++++ Data in this exercise ++++

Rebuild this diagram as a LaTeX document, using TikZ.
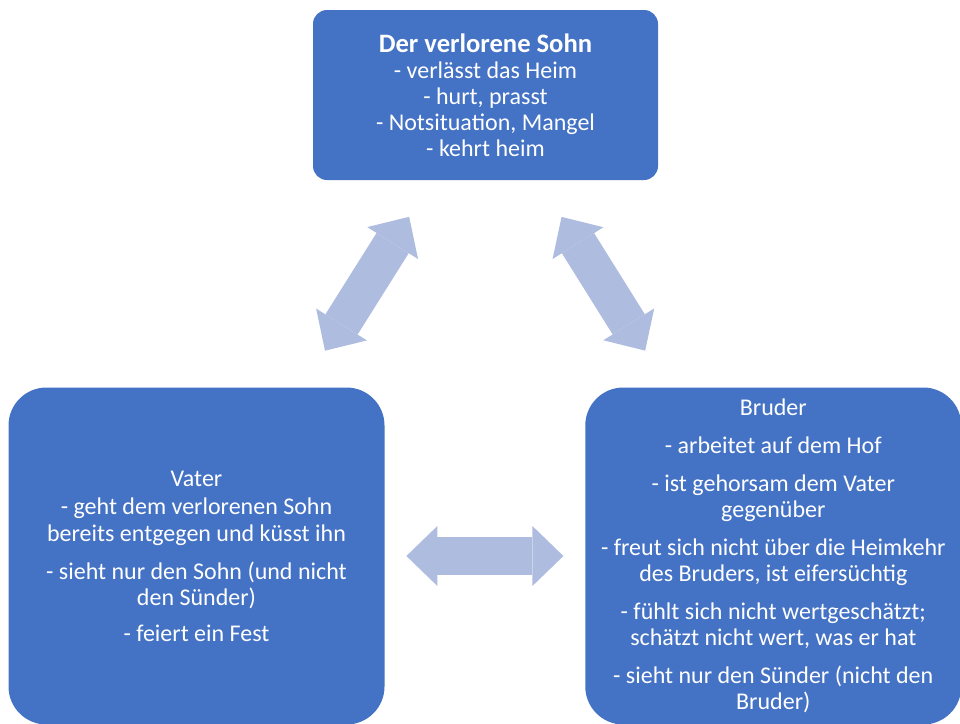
\documentclass[tikz,border=0pt]{standalone}
\usepackage{fontspec}
\setmainfont{Carlito}
\usepackage{xcolor}
\definecolor{boxblue}{RGB}{68,114,196}
\definecolor{arrowblue}{RGB}{174,188,223}
\usepackage{tikz}
\usetikzlibrary{arrows.meta,positioning}

\begin{document}
\begin{tikzpicture}[x=0.5pt, y=-0.5pt,
    box/.style = {fill=boxblue, text=white, align=center, inner sep=0pt,
        font=\fontsize{12}{13}\selectfont},
    topbox/.style = {box, rounded corners=7pt, minimum width=172.5pt, minimum height=85pt},
    sidebox/.style = {box, rounded corners=19pt, minimum width=188pt, minimum height=168.5pt},
    fatarrow/.style = {draw=arrowblue, line width=19pt,
        >={Triangle[length=15.5pt, width=30pt, line width=0pt]}, <->}]
    \useasboundingbox (0,0) rectangle (960,724);

    \node[topbox] (sohn) at (485.5,95) {{\fontsize{13.3}{13}\selectfont\bfseries Der verlorene Sohn}\\- verlässt das Heim\\- hurt, prasst\\- Notsituation, Mangel\\- kehrt heim};
    \node[sidebox] (vater) at (196.5,556) {Vater\\[1pt]- geht dem verlorenen Sohn\\[0.5pt]bereits entgegen und küsst ihn\\[6pt]- sieht nur den Sohn (und nicht\\den Sünder)\\[5pt]- feiert ein Fest};
    \node[sidebox, right = 100pt of vater] (bruder) {Bruder\\[6pt]- arbeitet auf dem Hof\\[6pt]- ist gehorsam dem Vater\\gegenüber\\[6pt]- freut sich nicht über die Heimkehr\\des Bruders, ist eifersüchtig\\[6pt]- fühlt sich nicht wertgeschätzt;\\schätzt nicht wert, was er hat\\[6pt]- sieht nur den Sünder (nicht den\\Bruder)};

    \draw[fatarrow, shorten <=21.5pt, shorten >=21.5pt] (vater) -- (sohn);
    \draw[fatarrow, shorten <=21.5pt, shorten >=21.5pt] (sohn) -- (bruder);
    \draw[fatarrow, shorten <=10.75pt, shorten >=10.75pt] (vater) -- (bruder);
\end{tikzpicture}
\end{document}
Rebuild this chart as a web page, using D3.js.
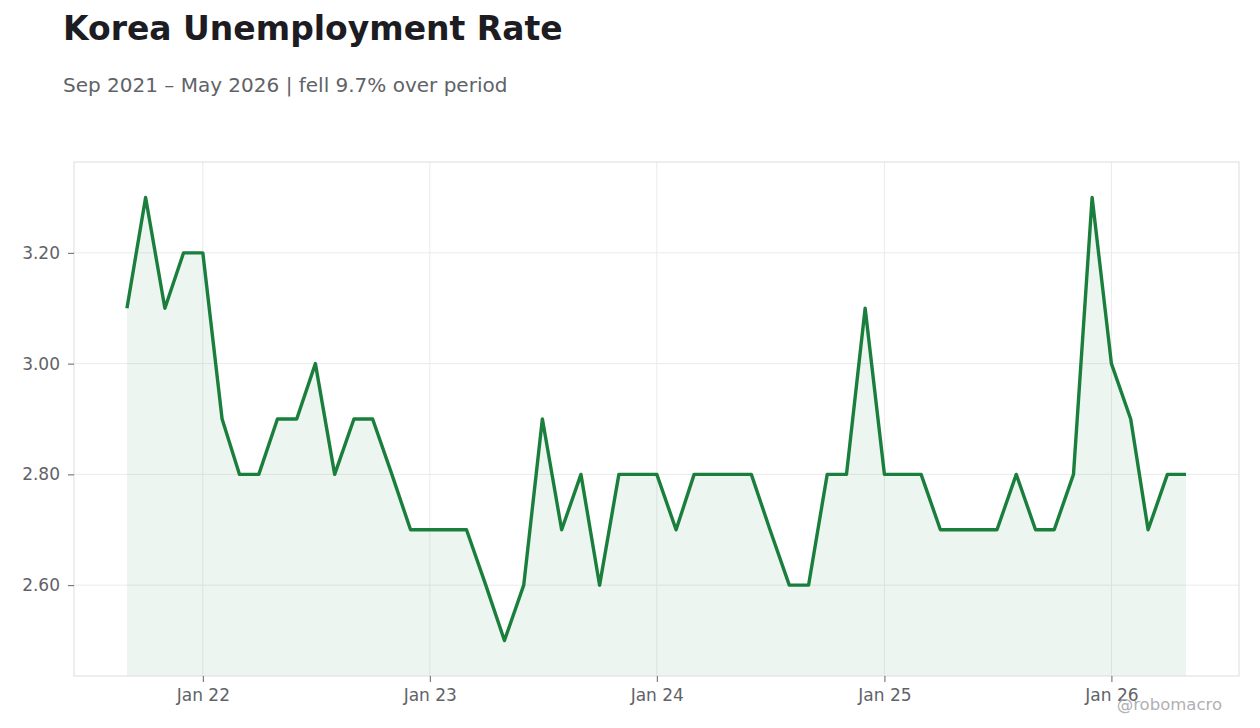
<!DOCTYPE html>
<html>
<head>
<meta charset="utf-8">
<script src="https://cdn.jsdelivr.net/npm/d3@7"></script>
<style>
  body { margin: 0; background: #fff; }
  svg, svg text { font-family: "DejaVu Sans", sans-serif; }
  .grid line { stroke: #ebebeb; }
  .axis text { fill: #5f6368; font-size: 17px; font-family: "DejaVu Sans", sans-serif; }
  .axis line { stroke: #5f6368; }
</style>
</head>
<body>
<div id="vis"></div>
<script>
// monthly readings, Sep 2021 .. May 2026
const months = [
  '2021-09', '2021-10', '2021-11', '2021-12',
  '2022-01', '2022-02', '2022-03', '2022-04', '2022-05', '2022-06', '2022-07', '2022-08', '2022-09', '2022-10', '2022-11', '2022-12',
  '2023-01', '2023-02', '2023-03', '2023-04', '2023-05', '2023-06', '2023-07', '2023-08', '2023-09', '2023-10', '2023-11', '2023-12',
  '2024-01', '2024-02', '2024-03', '2024-04', '2024-05', '2024-06', '2024-07', '2024-08', '2024-09', '2024-10', '2024-11', '2024-12',
  '2025-01', '2025-02', '2025-03', '2025-04', '2025-05', '2025-06', '2025-07', '2025-08', '2025-09', '2025-10', '2025-11', '2025-12',
  '2026-01', '2026-02', '2026-03', '2026-04', '2026-05'
];
const rates = [
  3.1, 3.3, 3.1, 3.2,
  3.2, 2.9, 2.8, 2.8, 2.9, 2.9, 3.0, 2.8, 2.9, 2.9, 2.8, 2.7,
  2.7, 2.7, 2.7, 2.6, 2.5, 2.6, 2.9, 2.7, 2.8, 2.6, 2.8, 2.8,
  2.8, 2.7, 2.8, 2.8, 2.8, 2.8, 2.7, 2.6, 2.6, 2.8, 2.8, 3.1,
  2.8, 2.8, 2.8, 2.7, 2.7, 2.7, 2.7, 2.8, 2.7, 2.7, 2.8, 3.3,
  3.0, 2.9, 2.7, 2.8, 2.8
];
const yTicks = [2.6, 2.8, 3.0, 3.2];
const xTicks = ['2022-01', '2023-01', '2024-01', '2025-01', '2026-01'];

const parse = d3.timeParse('%Y-%m');
const data = months.map((m, i) => ({ date: parse(m), value: rates[i] }));

const W = 1260, H = 728;
const margin = { top: 162, left: 74, bottom: 52, right: 21 };
const width = W - margin.left - margin.right;
const height = H - margin.top - margin.bottom;

const svg = d3.select('#vis')
  .append('svg')
    .attr('width', W)
    .attr('height', H);

svg.append('text')
  .attr('x', 63).attr('y', 40)
  .attr('font-size', 33).attr('font-weight', 'bold')
  .attr('fill', '#1c1c22')
  .text('Korea Unemployment Rate');

const first = rates[0], last = rates[rates.length - 1];
const change = (last - first) / first * 100;
svg.append('text')
  .attr('x', 63).attr('y', 92)
  .attr('font-size', 20)
  .attr('fill', '#5f6368')
  .text('Sep 2021 – May 2026 | ' + (change < 0 ? 'fell ' : 'rose ') + Math.abs(change).toFixed(1) + '% over period');

const g = svg.append('g')
  .attr('transform', 'translate(' + margin.left + ',' + margin.top + ')');

const t0 = data[0].date, t1 = data[data.length - 1].date;
const padT = (t1 - t0) * 0.05;
const x = d3.scaleTime()
  .domain([new Date(+t0 - padT), new Date(+t1 + padT)])
  .range([0, width]);

const lo = d3.min(rates), hi = d3.max(rates);
const padY = (hi - lo) * 0.08;
const y = d3.scaleLinear()
  .domain([lo - padY, hi + padY])
  .range([height, 0]);

// grid
g.append('g').attr('class', 'grid')
  .selectAll('line.h').data(yTicks).join('line')
    .attr('x1', 0).attr('x2', width)
    .attr('y1', d => y(d)).attr('y2', d => y(d));
g.select('.grid')
  .selectAll('line.v').data(xTicks.map(parse)).join('line')
    .attr('class', 'v')
    .attr('y1', 0).attr('y2', height)
    .attr('x1', d => x(d)).attr('x2', d => x(d));

// area + line
g.append('path')
  .datum(data)
  .attr('fill', '#1a7f3c')
  .attr('fill-opacity', 0.08)
  .attr('d', d3.area()
    .x(d => x(d.date))
    .y0(height)
    .y1(d => y(d.value)));

g.append('path')
  .datum(data)
  .attr('fill', 'none')
  .attr('stroke', '#1a7f3c')
  .attr('stroke-width', 3.4)
  .attr('stroke-linejoin', 'round')
  .attr('d', d3.line()
    .x(d => x(d.date))
    .y(d => y(d.value)));

// frame
g.append('rect')
  .attr('width', width).attr('height', height)
  .attr('fill', 'none')
  .attr('stroke', '#dddddd');

// axes
const yAxis = d3.axisLeft(y)
  .tickValues(yTicks)
  .tickFormat(d3.format('.2f'))
  .tickSize(6).tickPadding(8);
g.append('g').attr('class', 'axis').call(yAxis)
  .call(s => s.select('.domain').remove());

const xAxis = d3.axisBottom(x)
  .tickValues(xTicks.map(parse))
  .tickFormat(d3.timeFormat('Jan %y'))
  .tickSize(6).tickPadding(7);
g.append('g').attr('class', 'axis')
  .attr('transform', 'translate(0,' + height + ')')
  .call(xAxis)
  .call(s => s.select('.domain').remove());

svg.append('text')
  .attr('x', 1222).attr('y', 710)
  .attr('text-anchor', 'end')
  .attr('font-size', 16.5)
  .attr('fill', '#b0b0b5')
  .text('@robomacro');
</script>
</body>
</html>
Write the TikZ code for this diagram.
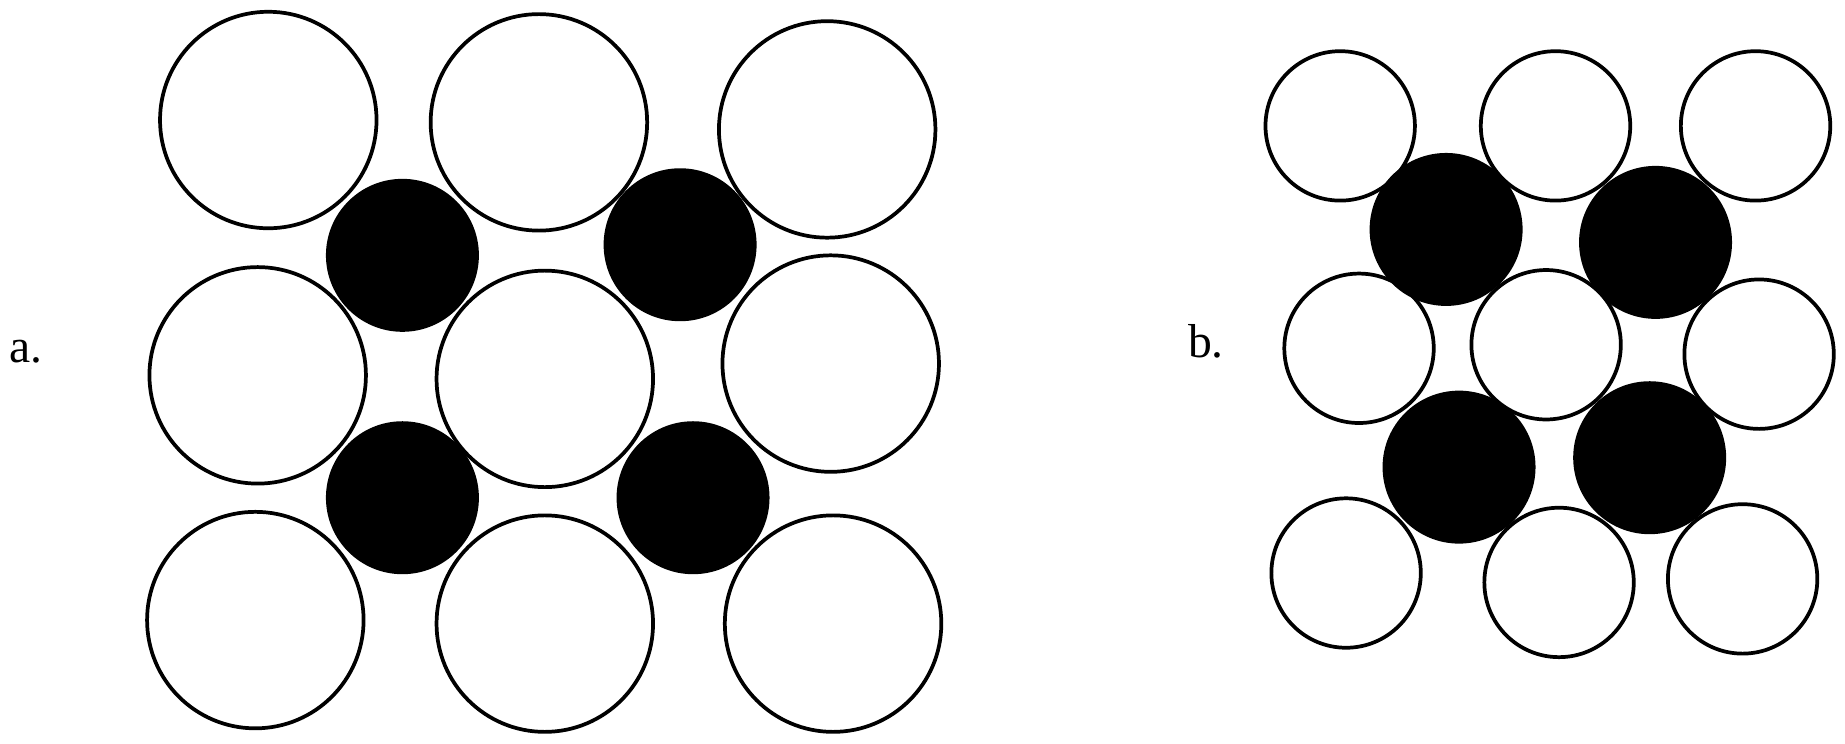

++++

> [What needs to be done] From the first line above down to the line with "(0,0) rectangle (960,724);", reproduce every line and no others, omitting pictures.

> [The completed task]
Rebuild this diagram as a LaTeX document, using TikZ.
\documentclass[tikz,border=0pt]{standalone}
\usepackage{fontspec}
\setmainfont{Carlito}
\usepackage{xcolor}
\definecolor{boxblue}{RGB}{68,114,196}
\definecolor{arrowblue}{RGB}{174,188,223}
\usepackage{tikz}
\usetikzlibrary{arrows.meta,positioning}

\begin{document}
\begin{tikzpicture}[x=0.5pt, y=-0.5pt,
    box/.style = {fill=boxblue, text=white, align=center, inner sep=0pt,
        font=\fontsize{12}{13}\selectfont},
    topbox/.style = {box, rounded corners=7pt, minimum width=172.5pt, minimum height=85pt},
    sidebox/.style = {box, rounded corners=19pt, minimum width=188pt, minimum height=168.5pt},
    fatarrow/.style = {draw=arrowblue, line width=19pt,
        >={Triangle[length=15.5pt, width=30pt, line width=0pt]}, <->}]
    \useasboundingbox (0,0) rectangle (960,724);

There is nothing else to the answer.